In 1996, famed Civil Rights leader John Lewis was one of very few Congressional representatives to vote against the Defense of Marriage Act (DOMA). It passed the House by a vote of 432 to 67. The U.S. Senate affirmed it by a count of 85 to 14. Bill “I feel your pain” Clinton signed it into law.

But John Lewis, a middle-aged straight man from the Deep South, voted against it. And drawing upon his experience growing up a black man during the reign of terror known as Jim Crow, he stood up and made a speech against it.

“When I was growing up in the South, during the 40s and 50s, the great majority of people in that region believed that black people shouldn’t be able to enter places of public accommodation, and they felt that black people shouldn’t be able to register to vote. And many people felt that that was right, but that was wrong. I think as politicians, as elected officials, we should not only follow but we must lead our districts.

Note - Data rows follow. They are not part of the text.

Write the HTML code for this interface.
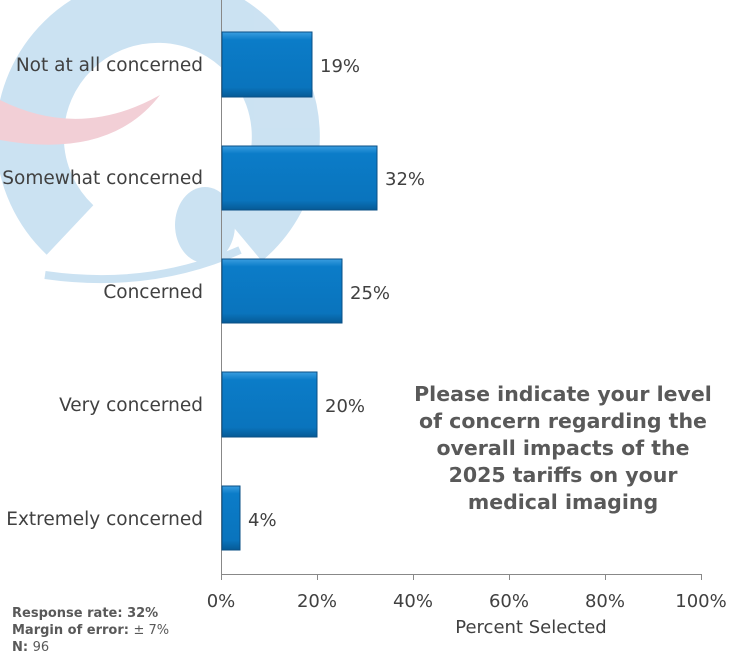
<!DOCTYPE html>
<html><head><style>
body{margin:0;background:#fff;width:738px;height:661px;overflow:hidden;font-family:"DejaVu Sans","Liberation Sans",sans-serif;}
</style></head><body>
<svg width="738" height="661" xmlns="http://www.w3.org/2000/svg" style="position:absolute;left:0;top:0">
<defs>
<linearGradient id="g" x1="0" y1="0" x2="0" y2="1">
<stop offset="0" stop-color="#3a9ee0"/><stop offset="0.12" stop-color="#0b7cc8"/><stop offset="0.85" stop-color="#0a74bd"/><stop offset="1" stop-color="#065a96"/>
</linearGradient>
</defs>
<!-- watermark -->
<g opacity="0.85">
<path d="M 240 235 A 128 128 0 1 0 70 230" fill="none" stroke="#c3ddf0" stroke-width="68"/>
<path d="M 45 275 Q 150 290 240 250" fill="none" stroke="#c3ddf0" stroke-width="8"/>
<ellipse cx="205" cy="225" rx="30" ry="38" fill="#c3ddf0"/>
<path d="M 0 100 Q 80 140 160 95 Q 110 160 0 140 Z" fill="#f0c7cf"/>
</g>
<!-- axes -->
<line x1="221.5" y1="0" x2="221.5" y2="580" stroke="#888" stroke-width="1"/>
<line x1="221" y1="574.5" x2="702" y2="574.5" stroke="#888" stroke-width="1"/>
<g stroke="#888">
<line x1="317.5" y1="574" x2="317.5" y2="580"/><line x1="413.5" y1="574" x2="413.5" y2="580"/>
<line x1="509.5" y1="574" x2="509.5" y2="580"/><line x1="605.5" y1="574" x2="605.5" y2="580"/><line x1="701.5" y1="574" x2="701.5" y2="580"/>
</g>
<!-- bars -->
<g stroke="#0a4f85" stroke-width="1">
<rect x="222" y="32" width="90" height="65" fill="url(#g)"/>
<rect x="222" y="146" width="155" height="64" fill="url(#g)"/>
<rect x="222" y="259" width="120" height="64" fill="url(#g)"/>
<rect x="222" y="372" width="95" height="65" fill="url(#g)"/>
<rect x="222" y="486" width="18" height="64" fill="url(#g)"/>
</g>
<g font-size="18.5" fill="#404040" text-anchor="end">
<text x="203" y="71">Not at all concerned</text>
<text x="203" y="184">Somewhat concerned</text>
<text x="203" y="298">Concerned</text>
<text x="203" y="411">Very concerned</text>
<text x="203" y="525">Extremely concerned</text>
</g>
<g font-size="18" fill="#404040">
<text x="320" y="72">19%</text>
<text x="385" y="185">32%</text>
<text x="350" y="299">25%</text>
<text x="325" y="412">20%</text>
<text x="248" y="526">4%</text>
</g>
<g font-size="18" fill="#404040" text-anchor="middle">
<text x="221" y="607">0%</text><text x="317" y="607">20%</text><text x="413" y="607">40%</text>
<text x="509" y="607">60%</text><text x="605" y="607">80%</text><text x="701" y="607">100%</text>
<text x="531" y="633">Percent Selected</text>
</g>
<g font-size="20.5" font-weight="bold" fill="#595959" text-anchor="middle">
<text x="563" y="401">Please indicate your level</text>
<text x="563" y="428">of concern regarding the</text>
<text x="563" y="455">overall impacts of the</text>
<text x="563" y="482">2025 tariffs on your</text>
<text x="563" y="509">medical imaging</text>
</g>
<g font-size="13" fill="#595959">
<text x="12" y="617"><tspan font-weight="bold">Response rate: 32%</tspan></text>
<text x="12" y="634"><tspan font-weight="bold">Margin of error: </tspan>± 7%</text>
<text x="12" y="651"><tspan font-weight="bold">N: </tspan>96</text>
</g>
</svg>
</body></html>
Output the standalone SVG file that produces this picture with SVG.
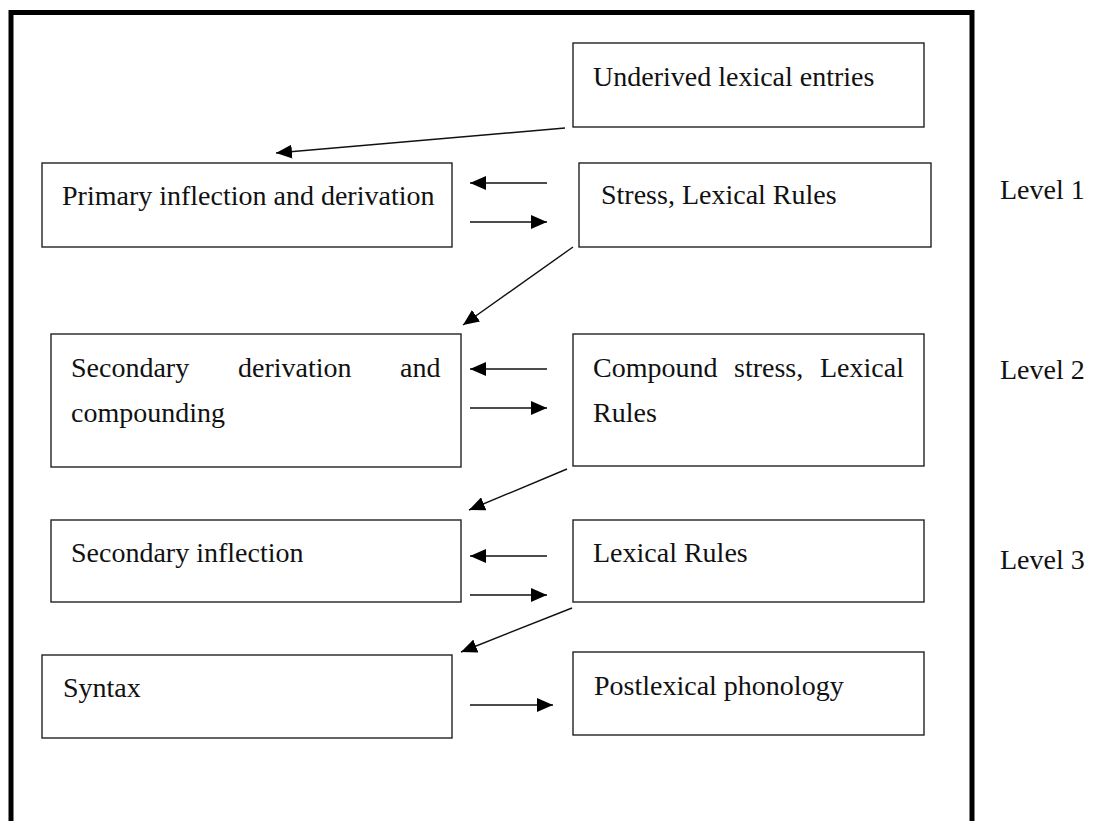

You cannot tell people they cannot fall in love. Dr. Martin Luther King, Jr. used to say, when people talked about interracial marriages, and I quote, ‘Races do not fall in love and get married. Individuals fall in love and get married.’ Why don’t you want your fellow men and women, your fellow Americans, to be happy? Why do you attack them? Why do you want to destroy the love they hold in their hearts? Why do you want to crush their hopes, their dreams, their longings, their aspirations? We are talking about human beings, people like you! People want to get married, buy a house, and spend their lives with the one they love! They have done no wrong.”

In this speech, Lewis offers both an inspiring example of moral courage and compassion and an alternative to the type of anti-black, pro gay rhetoric highlighted by Amaryah in her latest post. Rather than using other people’s suffering to legitimize his own struggle, Lewis uses his own suffering as a launching point for compassion.

Notice that, although Lewis mentions gay marriage and interracial marriage in the same sentence, he does not equate them. He does not call the push for gay equality “the new Civil Rights Movement” as so many (mostly white) gay rights advocates do. He does not seek to legitimize gayness by analogizing it to blackness. He does not need “gayness” to be just like “blackness” in order to recognize the dignity of gay people’s shared humanity.

Because Lewis grew up in the Jim Crow South, he knows that might does not make right. He starts with a hermeneutic of prudent suspicion against the moral certainties of majorities. He knows what it feels like to be stripped of one’s individuality and reduced to a despised and stigmatized social identity. He knows what it feels like to long for happiness.

Though Lewis sides with LGBT people, he does not seek to interpret the meaning of their history. He does not tell them how they should feel or act as gay people. Many white gay rights advocates, in contrast, often imply that blackness entails support for LGBT equality. Because they have forced blackness and gayness into a self-serving sameness, white gay rights advocates style themselves authorities on the contemporary political ramifications of the Civil Rights Movement.

But those of us who are white need to approach black history with a sense of humility. We need to realize that, had we lived during the 1920s or 30s or 40s, we would have almost certainly disapproved of interracial marriage. We would have also been quite likely to approve of or at least sanction some form of legalized apartheid. We would have sipped from “whites only” water fountains or sat in all-white fronts of city buses as a matter of casual habit. We cannot prop ourselves up by claiming to be on the right side of a history that has already happened.

It’s easy for contemporary whites to compare ourselves to the victors of battles already won. Let us act instead like John Lewis and join the battles currently underway. With this vote, Lewis does the opposite of what many mainstream gay rights advocates do. He does not use other people’s struggles; he joins them. Today, many white LGBT advocates use the fight for black freedom and equality; many fewer of us join this fight.

White LGBT advocates condemn the white supremacist mechanisms of the past, but will we condemn the white supremacist mechanisms that continue to press down upon black and brown Americans both gay and straight? We hate bans on interracial marriage, but do we hate the war on drugs? We hate the racially segregated restroom but do we hate the still racially segregated Northern city? Or do we hate racism only when it serves our own self-interest?